In city of Isfahan, Iran a kind of Biryani is made with cooked mutton or lamb that is stewed then minced separately and then grilled in special small round shallow pans in the oven or over the fire. The burgers are generally served, with powdered cinnamon, in a local bread, usually "nan-e taftoon" but also sometimes "nan-e sangak".

[edit] Iraqi Biryani

Al Biryani is one of many famous dishes from the traditional Iraqi kitchen.[3] It is widespread in Iraq as well as many other middle eastern countries. It is also very popular and considered a staple cuisine throughout the Kurdish territories.[4] Different variations of biryani can be found in the different regions of iraq.
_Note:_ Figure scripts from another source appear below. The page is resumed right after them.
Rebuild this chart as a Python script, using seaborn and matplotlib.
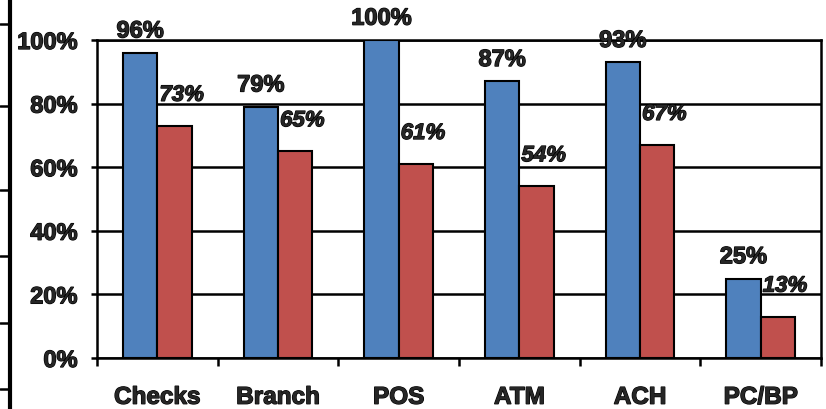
import pandas as pd
import numpy as np
import matplotlib
matplotlib.use('Agg')
import matplotlib.pyplot as plt
import matplotlib.patheffects as pe
import seaborn as sns
from matplotlib.lines import Line2D

# data
channels = ['Checks', 'Branch', 'POS', 'ATM', 'ACH', 'PC/BP']
series_a = [0.96, 0.79, 1.00, 0.87, 0.93, 0.25]
series_b = [0.73, 0.65, 0.61, 0.54, 0.67, 0.13]
series_names = ['A', 'B']
colors = ['#4F81BD', '#C0504D']
y_ticks = [0, 0.2, 0.4, 0.6, 0.8, 1.0]

sns.set_style('white')
plt.rcParams['font.family'] = ['Liberation Sans', 'DejaVu Sans']
plt.rcParams['font.weight'] = 'bold'

# thicker strokes so the text looks as heavy as the original
heavy = [pe.withStroke(linewidth=0.9, foreground='black')]

df = pd.DataFrame({
    'channel': channels * 2,
    'value': series_a + series_b,
    'series': [series_names[0]] * len(channels) + [series_names[1]] * len(channels),
})

W, H = 826, 409
fig = plt.figure(figsize=(W / 100, H / 100), dpi=100)
ax = fig.add_axes([97 / W, 1 - 358 / H, (821 - 97) / W, (358 - 40) / H])

sns.barplot(data=df, x='channel', y='value', hue='series', order=channels,
            hue_order=series_names, palette=colors, width=0.57,
            edgecolor='black', linewidth=1.5, saturation=1, ax=ax, zorder=3)
ax.legend_.remove()

ax.set_ylim(0, 1)
ax.set_xlim(-0.5, len(channels) - 0.5)
ax.set_yticks(y_ticks)
ax.set_yticklabels([f'{int(round(t * 100))}%' for t in y_ticks])
ax.yaxis.grid(True, color='black', linewidth=1.8, zorder=0)
ax.set_axisbelow(True)
ax.set_xlabel('')
ax.set_ylabel('')

# category labels centred, ticks on the boundaries
ax.set_xticks(np.arange(len(channels)))
ax.set_xticklabels(channels)
ax.set_xticks(np.arange(len(channels) + 1) - 0.5, minor=True)
ax.tick_params(axis='x', which='major', length=0, pad=20, labelsize=17.5)
ax.tick_params(axis='x', which='minor', length=6, width=1.8, color='black',
               direction='out', bottom=True)
ax.tick_params(axis='y', length=4, width=1.8, color='black', pad=10,
               labelsize=17, left=True)
for lab in ax.get_xticklabels() + ax.get_yticklabels():
    lab.set_fontweight('bold')
    lab.set_path_effects(heavy)

for sp in ax.spines.values():
    sp.set_color('black')
    sp.set_linewidth(1.8)

# value labels
blue_bars, red_bars = ax.containers[0], ax.containers[1]
for bar, v in zip(blue_bars, series_a):
    ax.annotate(f'{int(round(v * 100))}%',
                (bar.get_x() + bar.get_width() / 2, bar.get_height()),
                xytext=(0, 11), textcoords='offset points',
                ha='center', va='baseline', fontsize=17, fontweight='bold',
                annotation_clip=False, path_effects=heavy)
for bar, v in zip(red_bars, series_b):
    ax.annotate(f'{int(round(v * 100))}%',
                (bar.get_x(), bar.get_height()),
                xytext=(1.5, 18), textcoords='offset points',
                ha='left', va='baseline', fontsize=16, fontweight='bold',
                fontstyle='italic', annotation_clip=False, zorder=5,
                path_effects=heavy)

# piece of a neighbouring axis at the left edge
fig.add_artist(Line2D([10 / W, 10 / W], [0, 1], transform=fig.transFigure,
                      color='black', linewidth=3))
for yy in [24, 106, 190, 256, 323, 389]:
    fig.add_artist(Line2D([0, 10 / W], [1 - yy / H, 1 - yy / H],
                          transform=fig.transFigure, color='black', linewidth=1.8))

fig.savefig('out.png', dpi=100)
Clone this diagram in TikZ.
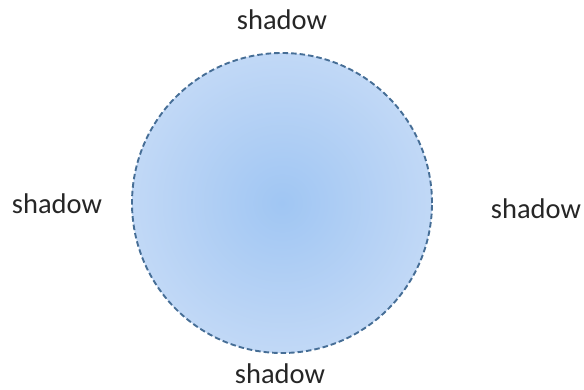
\documentclass[tikz,border=0pt]{standalone}
\usepackage{fontspec}
\setmainfont{Carlito}
\definecolor{ballin}{RGB}{160,198,243}
\definecolor{ballmid}{RGB}{184,211,245}
\definecolor{ballout}{RGB}{206,224,248}
\definecolor{ballline}{RGB}{70,110,150}
\pgfdeclareradialshading{ballshade}{\pgfpoint{0bp}{0bp}}{color(0bp)=(ballin); color(18bp)=(ballmid); color(35bp)=(ballout); color(75bp)=(ballout)}
\begin{document}
\begin{tikzpicture}[x=1pt,y=1pt,
  lbl/.style={anchor=base,inner sep=0pt,font=\fontsize{28.5}{34}\selectfont,text=black!85}]
\useasboundingbox (0,0) rectangle (584,389);
\node[circle,minimum size=300pt,inner sep=0pt,shading=ballshade,draw=ballline,line width=1.9pt,dash pattern=on 5.5pt off 3pt] (ball) at (282,186) {};
\node[lbl] (top) at (282,359) {shadow};
\node[lbl] (left) at (57,176) {shadow};
\node[lbl] (right) at (536,171) {shadow};
\node[lbl] (bottom) at (280,6) {shadow};
\end{tikzpicture}
\end{document}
It is believed that the cooking style of "Dum" or "cooking in steam" style of cooking has its origins in Arabia. Many Historians also believe that this is the origin of Biryani.[5] Typically with Iraqi biryani the rice is usually saffron based with either lamb or chicken being the meat or poultry of choice. Iraqi biryani is usually quite mild in terms of its spicyness when compared to its south-east Asian variants. Some variations include vermicelli or mixed nuts and raisins spread liberally over the rice. There also exists various variations of biryani in India today such as Calicut or Malabar which had been brought to south east Asia and India through Arab sailors via the Arabian Sea.[6][7][8][9][10][11][12][13]